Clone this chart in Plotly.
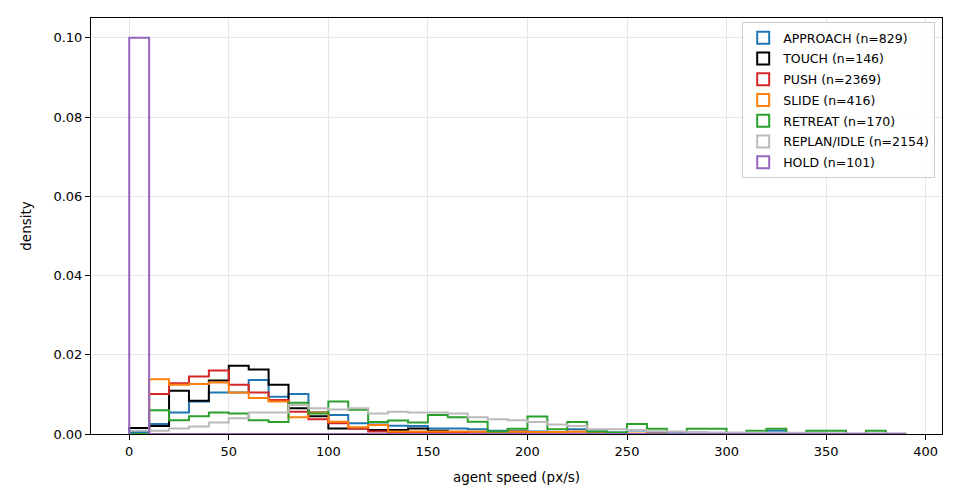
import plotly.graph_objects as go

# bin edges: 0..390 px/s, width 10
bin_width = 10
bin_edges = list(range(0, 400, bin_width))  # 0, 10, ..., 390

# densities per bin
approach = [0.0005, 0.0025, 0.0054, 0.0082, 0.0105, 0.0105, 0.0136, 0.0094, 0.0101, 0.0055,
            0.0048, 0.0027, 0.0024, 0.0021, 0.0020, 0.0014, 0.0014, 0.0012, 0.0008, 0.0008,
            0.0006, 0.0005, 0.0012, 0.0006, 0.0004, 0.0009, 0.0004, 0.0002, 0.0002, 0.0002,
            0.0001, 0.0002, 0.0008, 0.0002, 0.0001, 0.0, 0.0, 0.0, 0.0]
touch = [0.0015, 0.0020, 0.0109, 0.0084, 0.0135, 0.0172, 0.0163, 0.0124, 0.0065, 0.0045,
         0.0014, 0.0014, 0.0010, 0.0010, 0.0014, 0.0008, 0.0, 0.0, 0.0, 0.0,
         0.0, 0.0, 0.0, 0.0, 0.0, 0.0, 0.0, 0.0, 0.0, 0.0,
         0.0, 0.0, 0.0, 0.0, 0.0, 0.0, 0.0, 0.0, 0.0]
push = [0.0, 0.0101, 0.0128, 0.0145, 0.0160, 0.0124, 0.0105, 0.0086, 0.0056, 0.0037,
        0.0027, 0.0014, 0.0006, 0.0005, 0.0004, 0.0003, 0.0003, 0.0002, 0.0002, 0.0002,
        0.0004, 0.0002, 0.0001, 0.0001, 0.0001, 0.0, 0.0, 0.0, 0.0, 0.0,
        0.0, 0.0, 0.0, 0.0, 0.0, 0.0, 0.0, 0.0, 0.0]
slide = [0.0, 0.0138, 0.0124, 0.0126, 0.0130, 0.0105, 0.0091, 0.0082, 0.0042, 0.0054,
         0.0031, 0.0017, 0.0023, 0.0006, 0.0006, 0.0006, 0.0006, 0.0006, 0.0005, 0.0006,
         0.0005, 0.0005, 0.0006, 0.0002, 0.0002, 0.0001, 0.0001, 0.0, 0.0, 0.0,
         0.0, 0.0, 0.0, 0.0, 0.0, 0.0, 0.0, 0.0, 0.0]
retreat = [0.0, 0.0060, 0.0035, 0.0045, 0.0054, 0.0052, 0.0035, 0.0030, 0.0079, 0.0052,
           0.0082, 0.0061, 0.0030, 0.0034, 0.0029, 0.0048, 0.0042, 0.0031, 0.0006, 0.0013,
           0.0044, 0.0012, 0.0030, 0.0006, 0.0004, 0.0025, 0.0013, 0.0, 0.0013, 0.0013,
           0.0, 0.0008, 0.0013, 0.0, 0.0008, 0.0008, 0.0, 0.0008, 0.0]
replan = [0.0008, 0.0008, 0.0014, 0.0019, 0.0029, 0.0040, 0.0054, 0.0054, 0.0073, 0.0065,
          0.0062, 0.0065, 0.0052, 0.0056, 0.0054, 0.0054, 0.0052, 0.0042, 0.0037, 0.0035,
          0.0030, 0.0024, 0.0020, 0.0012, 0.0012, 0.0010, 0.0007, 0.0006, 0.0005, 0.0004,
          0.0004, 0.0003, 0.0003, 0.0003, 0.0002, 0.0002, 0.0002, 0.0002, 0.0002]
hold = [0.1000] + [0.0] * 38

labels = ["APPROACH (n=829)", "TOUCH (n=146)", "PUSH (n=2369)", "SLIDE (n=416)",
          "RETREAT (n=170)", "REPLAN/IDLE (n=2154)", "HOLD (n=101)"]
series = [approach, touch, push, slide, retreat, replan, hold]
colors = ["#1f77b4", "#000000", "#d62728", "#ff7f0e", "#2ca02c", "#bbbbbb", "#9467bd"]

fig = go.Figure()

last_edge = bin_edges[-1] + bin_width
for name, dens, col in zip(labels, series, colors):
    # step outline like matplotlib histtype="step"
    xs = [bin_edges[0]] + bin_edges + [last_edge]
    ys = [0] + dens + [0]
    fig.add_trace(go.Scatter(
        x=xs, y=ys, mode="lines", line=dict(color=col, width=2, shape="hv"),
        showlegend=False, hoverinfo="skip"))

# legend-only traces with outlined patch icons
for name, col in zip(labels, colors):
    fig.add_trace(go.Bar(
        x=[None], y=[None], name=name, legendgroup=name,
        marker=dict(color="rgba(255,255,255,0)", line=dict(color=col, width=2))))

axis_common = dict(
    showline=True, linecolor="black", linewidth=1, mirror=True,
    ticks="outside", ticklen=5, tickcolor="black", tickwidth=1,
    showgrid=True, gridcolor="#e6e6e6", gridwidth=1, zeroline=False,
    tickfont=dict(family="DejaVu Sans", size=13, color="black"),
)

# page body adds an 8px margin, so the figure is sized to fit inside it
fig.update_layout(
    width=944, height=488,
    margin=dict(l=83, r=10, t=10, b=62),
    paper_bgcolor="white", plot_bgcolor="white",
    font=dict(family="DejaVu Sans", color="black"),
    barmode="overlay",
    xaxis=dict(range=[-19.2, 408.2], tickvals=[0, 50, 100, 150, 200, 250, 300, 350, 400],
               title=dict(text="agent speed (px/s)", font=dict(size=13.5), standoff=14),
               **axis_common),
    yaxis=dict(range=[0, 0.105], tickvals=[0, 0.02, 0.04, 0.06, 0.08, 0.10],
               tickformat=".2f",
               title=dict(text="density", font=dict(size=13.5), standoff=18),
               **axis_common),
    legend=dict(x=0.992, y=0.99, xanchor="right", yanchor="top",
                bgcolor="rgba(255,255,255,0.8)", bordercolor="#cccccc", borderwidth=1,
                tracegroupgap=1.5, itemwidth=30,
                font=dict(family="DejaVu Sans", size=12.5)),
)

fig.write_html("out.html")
* * * * * * *
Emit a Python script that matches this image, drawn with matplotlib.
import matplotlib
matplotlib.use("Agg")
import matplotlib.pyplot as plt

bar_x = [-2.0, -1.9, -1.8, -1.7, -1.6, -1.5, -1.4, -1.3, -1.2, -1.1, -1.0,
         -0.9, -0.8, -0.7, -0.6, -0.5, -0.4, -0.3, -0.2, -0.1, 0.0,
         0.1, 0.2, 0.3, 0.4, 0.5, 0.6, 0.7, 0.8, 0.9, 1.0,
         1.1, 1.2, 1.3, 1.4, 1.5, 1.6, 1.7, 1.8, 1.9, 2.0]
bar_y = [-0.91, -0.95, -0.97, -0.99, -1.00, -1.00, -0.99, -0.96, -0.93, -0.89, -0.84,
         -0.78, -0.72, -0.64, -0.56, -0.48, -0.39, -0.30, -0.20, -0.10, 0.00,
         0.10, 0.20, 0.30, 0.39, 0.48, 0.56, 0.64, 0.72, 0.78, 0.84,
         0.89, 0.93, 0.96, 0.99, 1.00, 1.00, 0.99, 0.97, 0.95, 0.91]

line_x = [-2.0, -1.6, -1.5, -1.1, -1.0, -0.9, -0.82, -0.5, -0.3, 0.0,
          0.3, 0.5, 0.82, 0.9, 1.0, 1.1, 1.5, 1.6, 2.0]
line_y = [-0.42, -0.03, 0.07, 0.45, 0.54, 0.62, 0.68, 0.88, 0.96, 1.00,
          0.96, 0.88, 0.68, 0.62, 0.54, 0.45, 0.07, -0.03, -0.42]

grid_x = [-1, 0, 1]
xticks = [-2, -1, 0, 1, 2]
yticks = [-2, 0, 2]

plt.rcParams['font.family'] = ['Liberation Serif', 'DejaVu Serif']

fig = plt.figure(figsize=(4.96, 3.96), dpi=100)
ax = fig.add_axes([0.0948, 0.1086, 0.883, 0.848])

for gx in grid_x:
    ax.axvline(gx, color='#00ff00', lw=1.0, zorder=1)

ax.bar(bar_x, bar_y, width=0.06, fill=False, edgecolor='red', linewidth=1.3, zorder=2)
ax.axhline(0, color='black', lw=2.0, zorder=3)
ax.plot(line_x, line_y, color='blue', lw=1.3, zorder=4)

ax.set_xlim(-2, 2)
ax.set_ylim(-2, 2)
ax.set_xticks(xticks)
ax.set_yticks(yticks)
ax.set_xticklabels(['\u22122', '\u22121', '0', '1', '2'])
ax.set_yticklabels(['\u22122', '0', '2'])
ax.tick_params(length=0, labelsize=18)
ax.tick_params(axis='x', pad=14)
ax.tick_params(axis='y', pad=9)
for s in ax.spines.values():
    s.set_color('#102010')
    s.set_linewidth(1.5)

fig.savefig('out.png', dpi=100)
* * * * * * *
- _EXERCISE REQUIREMENTS_
Copy each line that contains the word "with".

- _ANSWER TO THIS TASK_
# legend-only traces with outlined patch icons
Emit a Python script that matches this image, drawn with matplotlib.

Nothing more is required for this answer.